Punch is in Southern California for this weekend's festivities at California Speedway in Fontana. He will serve as the host of the Busch Series Auto Club 300 television coverage on Saturday and as a pit reporter for the Winston Cup California 500 on Sunday.

Both races are ESPN productions but are being carried on big sister ABC for maximum exposure.

We caught up with Punch on his cell phone as he was driving from LAX to his hotel in Ontario Wednesday evening. We talked from 5:30 to 6:30, as Punch drove out the 105 Freeway, up the 605 and out the 60. Had he taken Interstate 10, he would have been right in the middle on the six-mile, 150-car pileup.

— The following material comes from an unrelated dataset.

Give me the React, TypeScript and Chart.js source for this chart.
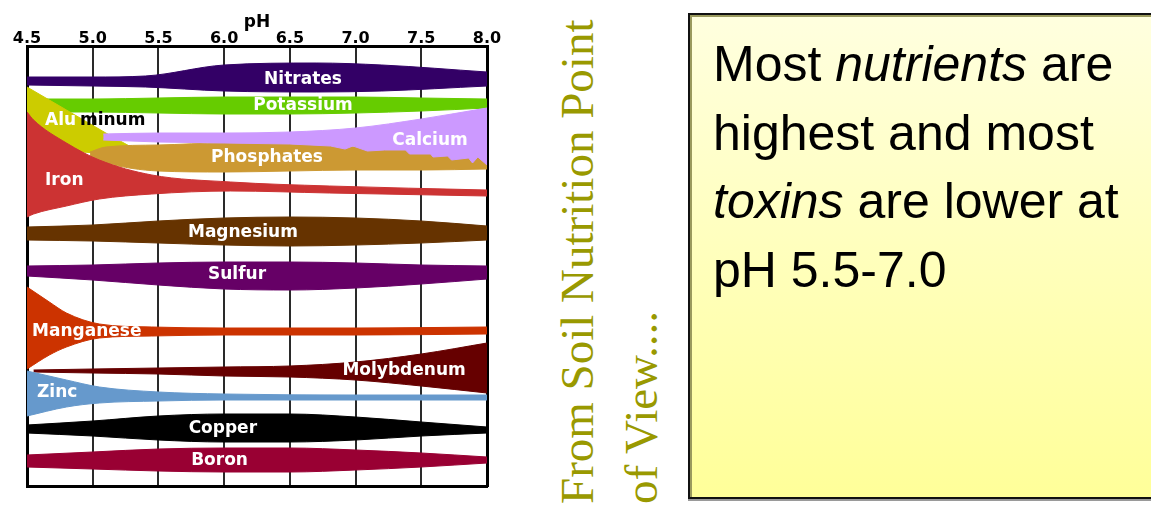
import React, { useEffect, useRef } from 'react';
import { Chart, registerables } from 'chart.js';
Chart.register(...registerables);

// pH tick labels along the top axis
const phTicks = [4.5, 5.0, 5.5, 6.0, 6.5, 7.0, 7.5, 8.0];
const stdPH = [4.5, 5.0, 5.5, 6.0, 6.5, 7.0, 7.5, 8.0];

// Band edges (vertical position in chart units, 0 = top of plot, 440 = bottom)
const nitratesPH = [4.5, 5.0, 5.4, 6.0, 6.7, 7.2, 8.0];
const nitratesTop = [31, 31, 30, 19, 17, 19, 26];
const nitratesBottom = [39, 40, 41, 45, 46, 45, 40];

const potassiumPH = stdPH;
const potassiumTop = [53, 53, 52, 51, 51, 51, 52, 53];
const potassiumBottom = [66, 66, 67, 68, 68, 67, 65, 62];

const aluminumPH = [4.5, 4.8, 5.1, 5.32];
const aluminumTop = [41, 64, 87, 103];
const aluminumBottom = [94, 104, 107, 105];

const phosphatesPH = [4.98, 5.1, 5.5, 6.0, 6.5, 7.0, 7.5, 8.0];
const phosphatesTop = [106, 101, 99, 97, 98, 101, 105, 109];
const phosphatesBottom = [111, 117, 125, 126, 125, 124, 124, 123];

const calciumPH = [5.08, 5.5, 6.0, 6.5, 7.0, 7.5, 8.0];
const calciumTop = [88, 87, 87, 86, 82, 73, 62];
const calciumEdgePH = [5.08, 5.5, 6.0, 6.5, 6.81, 6.92, 6.98, 7.09, 7.22, 7.38, 7.41, 7.57, 7.59, 7.7, 7.73, 7.86, 7.89, 7.93, 8.0];
const calciumBottom = [94, 96, 97, 98, 100, 103, 100, 105, 104, 104, 108, 108, 111, 110, 114, 112, 117, 111, 119];

const ironPH = [4.5, 4.55, 4.8, 5.05, 5.45, 6.05, 6.8, 8.0];
const ironTop = [66, 74, 97, 114, 129, 136, 140, 144];
const ironBottom = [171, 168, 160, 153, 148, 145, 147, 150];

const magnesiumPH = stdPH;
const magnesiumTop = [181, 179, 175, 172, 171, 172, 175, 180];
const magnesiumBottom = [194, 195, 197, 199, 200, 199, 197, 194];

const sulfurPH = stdPH;
const sulfurTop = [220, 219, 217, 216, 216, 217, 219, 220];
const sulfurBottom = [230, 234, 239, 243, 244, 242, 238, 233];

const manganesePH = [4.5, 4.67, 4.8, 5.05, 5.45, 6.0, 7.0, 8.0];
const manganeseTop = [241, 256, 267, 278, 281, 282, 282, 281];
const manganeseBottom = [323, 309, 301, 292, 290, 289, 289, 288];

const molybdenumPH = [4.55, 5.0, 5.5, 6.0, 6.5, 7.0, 7.5, 8.0];
const molybdenumTop = [324, 323, 322, 321, 320, 316, 308, 297];
const molybdenumBottom = [326, 327, 328, 330, 331, 334, 340, 347];

const zincPH = [4.5, 4.8, 5.05, 5.5, 6.0, 7.0, 8.0];
const zincTop = [325, 334, 341, 346, 348, 349, 349];
const zincBottom = [370, 361, 357, 355, 354, 354, 354];

const copperPH = stdPH;
const copperTop = [379, 375, 370, 368, 368, 371, 376, 381];
const copperBottom = [387, 390, 394, 396, 396, 394, 390, 387];

const boronPH = stdPH;
const boronTop = [409, 406, 403, 402, 402, 404, 407, 411];
const boronBottom = [421, 423, 425, 426, 426, 424, 421, 417];

// Band labels
const labelTexts = ['Nitrates', 'Potassium', 'Alu', 'minum', 'Calcium', 'Phosphates', 'Iron', 'Magnesium', 'Sulfur', 'Manganese', 'Molybdenum', 'Zinc', 'Copper', 'Boron'];
const labelPH = [6.6, 6.6, 4.637, 4.903, 7.566, 6.326, 4.637, 6.143, 6.098, 4.538, 7.369, 4.576, 5.99, 5.965];
const labelLevel = [34, 60, 75, 75, 95, 112, 135, 187, 229, 286, 325, 347, 383, 415];
const labelAlign = ['center', 'center', 'left', 'left', 'center', 'center', 'left', 'center', 'center', 'left', 'center', 'left', 'center', 'center'];
const labelColors = ['#fff', '#fff', '#fff', '#000', '#fff', '#fff', '#fff', '#fff', '#fff', '#fff', '#fff', '#fff', '#fff', '#fff'];

// drawn bottom -> top
const bands = [
  { name: 'Nitrates', color: '#330066', topPH: nitratesPH, top: nitratesTop, botPH: nitratesPH, bottom: nitratesBottom },
  { name: 'Potassium', color: '#66cc00', topPH: potassiumPH, top: potassiumTop, botPH: potassiumPH, bottom: potassiumBottom },
  { name: 'Aluminum', color: '#cccc00', topPH: aluminumPH, top: aluminumTop, botPH: aluminumPH, bottom: aluminumBottom },
  { name: 'Phosphates', color: '#cc9933', topPH: phosphatesPH, top: phosphatesTop, botPH: phosphatesPH, bottom: phosphatesBottom },
  { name: 'Calcium', color: '#cc99ff', topPH: calciumPH, top: calciumTop, botPH: calciumEdgePH, bottom: calciumBottom, jagged: true },
  { name: 'Iron', color: '#cc3333', topPH: ironPH, top: ironTop, botPH: ironPH, bottom: ironBottom },
  { name: 'Magnesium', color: '#663300', topPH: magnesiumPH, top: magnesiumTop, botPH: magnesiumPH, bottom: magnesiumBottom },
  { name: 'Sulfur', color: '#660066', topPH: sulfurPH, top: sulfurTop, botPH: sulfurPH, bottom: sulfurBottom },
  { name: 'Manganese', color: '#cc3300', topPH: manganesePH, top: manganeseTop, botPH: manganesePH, bottom: manganeseBottom },
  { name: 'Molybdenum', color: '#660000', topPH: molybdenumPH, top: molybdenumTop, botPH: molybdenumPH, bottom: molybdenumBottom },
  { name: 'Zinc', color: '#6699cc', topPH: zincPH, top: zincTop, botPH: zincPH, bottom: zincBottom },
  { name: 'Copper', color: '#000000', topPH: copperPH, top: copperTop, botPH: copperPH, bottom: copperBottom },
  { name: 'Boron', color: '#990033', topPH: boronPH, top: boronTop, botPH: boronPH, bottom: boronBottom },
];

const labelPlugin = {
  id: 'bandLabels',
  afterDatasetsDraw(chart: any) {
    const { ctx, scales } = chart;
    const x = scales.x;
    const y = scales.y;
    ctx.save();
    ctx.font = 'bold 17px "DejaVu Sans"';
    ctx.textBaseline = 'middle';
    labelTexts.forEach((t, i) => {
      ctx.fillStyle = labelColors[i];
      ctx.textAlign = labelAlign[i];
      ctx.fillText(t, x.getPixelForValue(labelPH[i]), y.getPixelForValue(labelLevel[i]));
    });
    ctx.restore();
  },
};

function buildDatasets() {
  const ds: any[] = [];
  bands.forEach((b: any, i) => {
    const order = bands.length - i;
    ds.push({
      label: b.name + ' upper',
      data: b.topPH.map((v: number, k: number) => ({ x: v, y: b.top[k] })),
      borderColor: b.color,
      borderWidth: 1,
      pointRadius: 0,
      fill: false,
      cubicInterpolationMode: 'monotone',
      order,
    });
    ds.push({
      label: b.name,
      data: b.botPH.map((v: number, k: number) => ({ x: v, y: b.bottom[k] })),
      borderColor: b.color,
      borderWidth: 1,
      pointRadius: 0,
      fill: '-1',
      backgroundColor: b.color,
      cubicInterpolationMode: b.jagged ? 'default' : 'monotone',
      tension: 0,
      order,
    });
  });
  return ds;
}

const edgeAxis = (position: string, horizontal: boolean, min: number, max: number, reverse = false) => ({
  type: 'linear',
  position,
  min,
  max,
  reverse,
  ticks: { display: false },
  grid: { drawOnChartArea: false, drawTicks: false },
  border: { color: '#000', width: 3 },
  afterFit: (s: any) => {
    if (horizontal) s.height = 0;
    else s.width = 0;
  },
});

export default function App() {
  const ref = useRef<HTMLCanvasElement>(null);
  useEffect(() => {
    const chart = new Chart(ref.current as HTMLCanvasElement, {
      type: 'line',
      data: { datasets: buildDatasets() },
      plugins: [labelPlugin],
      options: {
        animation: false,
        responsive: false,
        events: [],
        layout: { padding: { left: 27, right: 53, top: 0, bottom: 20 } },
        plugins: { legend: { display: false }, tooltip: { enabled: false } },
        scales: {
          x: {
            type: 'linear',
            position: 'top',
            min: 4.5,
            max: 8.0,
            afterBuildTicks: (s: any) => {
              s.ticks = phTicks.map((v) => ({ value: v }));
            },
            ticks: {
              callback: (v: any) => Number(v).toFixed(1),
              font: { family: 'DejaVu Sans', weight: 'bold', size: 16 },
              color: '#000',
              padding: -2,
              maxRotation: 0,
              autoSkip: false,
            },
            grid: { color: '#2a2a2a', lineWidth: 2, drawTicks: false },
            border: { color: '#000', width: 3 },
            title: {
              display: true,
              text: 'pH',
              color: '#000',
              font: { family: 'DejaVu Sans', weight: 'bold', size: 17 },
              padding: { top: 12, bottom: 0 },
            },
            afterFit: (s: any) => {
              s.height = 46;
            },
          } as any,
          y: edgeAxis('left', false, 0, 440, true) as any,
          x2: edgeAxis('bottom', true, 4.5, 8.0) as any,
          y2: edgeAxis('right', false, 0, 440, true) as any,
        },
      } as any,
    });
    return () => chart.destroy();
  }, []);

  return (
    <div style={{ position: 'absolute', left: 0, top: 0, width: 1151, height: 506, overflow: 'hidden', background: '#fff' }}>
      <canvas ref={ref} width={540} height={506} style={{ position: 'absolute', left: 0, top: 0, width: 540, height: 506 }} />
      <div
        style={{
          position: 'absolute',
          left: 545,
          top: 504,
          transform: 'rotate(-90deg)',
          transformOrigin: '0 0',
          fontFamily: '"Liberation Serif", serif',
          fontSize: 47,
          lineHeight: '64px',
          color: '#999900',
          whiteSpace: 'nowrap',
        }}
      >
        From Soil Nutrition Point
        <br />
        of View....
      </div>
      <div
        style={{
          position: 'absolute',
          left: 688,
          top: 13,
          width: 500,
          height: 486,
          boxSizing: 'border-box',
          borderLeft: '2px solid #111',
          borderTop: '2px solid #111',
          borderBottom: '2px solid #111',
          background: 'linear-gradient(to bottom, #ffffdf, #ffff99)',
          boxShadow: 'inset 2px 2px 0 #9a9a5e, 0 2px 0 #9a9a9a',
        }}
      />
      <div
        style={{
          position: 'absolute',
          left: 713,
          top: 30,
          fontFamily: '"Liberation Sans", Arial, sans-serif',
          fontSize: 50,
          lineHeight: '68.5px',
          color: '#000',
          whiteSpace: 'nowrap',
        }}
      >
        Most <i>nutrients</i> are
        <br />
        highest and most
        <br />
        <i>toxins</i> are lower at
        <br />
        pH 5.5-7.0
      </div>
    </div>
  );
}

As it was, Punch was free to talk--and talk he did--about growing up in rural North Carolina, about toiling in auto racing as a mechanic and driver while in high school, about being a backup quarterback at North Carolina State for Lou Holtz, about how Ned Jarrett gave him his first break behind a microphone, about how holding down two full-time jobs contributed to the failure of his first marriage, and about how good life is these days.

Of his football career as a veer option quarterback at North Carolina State, Punch said: "Coach Holtz once told me, 'You're not slow, you just reach your maximum speed faster than anyone else.' It took me a minute to realize that wasn't a compliment."

When Punch, 45, was in medical school at Wake Forest, he was in the press box at Hickory Motor Speedway when the track announcer didn't show up. Jarrett, the promoter, asked Punch if he would handle the job. He was apprehensive because he had a stuttering problem. But Punch gave it a go, discovering he didn't stutter behind a microphone, and became the regular track announcer.

That led to some local radio work, then a radio job with the Motor Racing Network and a one-year stint with WTBS before ESPN hired him in 1984.

Until '95, Punch was working 60 to 80 hours a week as an emergency room director. Even when he wasn't on duty, he was in charge of 14 physicians, and one year he served as chief of staff at his hospital. On weekends, he donned his ESPN garb.

"I guess I had the philosophy that he who works the hardest and makes the most money wins. Well, I found that is a fallacy. In my years in the emergency room, I heard the last words of a lot of people. In their last breath, no one ever complained that they wished that could have worked one more day. They always said they wished they had taken more time to enjoy life and spend time with family and friends."

He says most emergency room doctors burn out.

"Research has shown the average trauma physician's career lasts between 8 1/2 to 10 1/2 years," he said. "It's not like on the TV show 'ER.' That's too clean, too sterile of a setting, too laid-back compared to the way a real trauma center works. In a real ER, there is no time to get involved in anyone's social life.

"When I was at the height of working both jobs, one of my older sons, when he was little, thought I worked for Delta Airlines, and the younger one thought I worked in the wooden box in the living room."

These days, Punch lives with his wife Joni, 5-year-old daughter Jessica, and 15-month old son Logan in Cornelius, N.C., outside Charlotte. He seems to be making all the right decisions, including taking the 60 Freeway instead of the 10 on his way to Ontario Wednesday night.


Fox's attitude about regional sports coverage seems to be working. Nielsen ratings for March show that Fox Sports West is tied for second with A&E and HBO among cable channels in Los Angeles with an average rating of 1.5. Nickelodeon is the leader at 1.7. Fox Sports West averaged a 1.2 for March 1998.


Gary Sheffield talks about the Dodgers' lack of attitude on "Goin' Deep" on Fox Sports West Sunday at 9 p.m.

"When I used to come in and play against the Dodgers, they never put any fear in us," he tells interviewer Chris Myers. "As a team, we felt we could just walk over these guys because they would lay down eventually. And they did.

"When I became a Dodger, that was one of the things that I addressed when I got here. . . . We can't have that same laid-back attitude."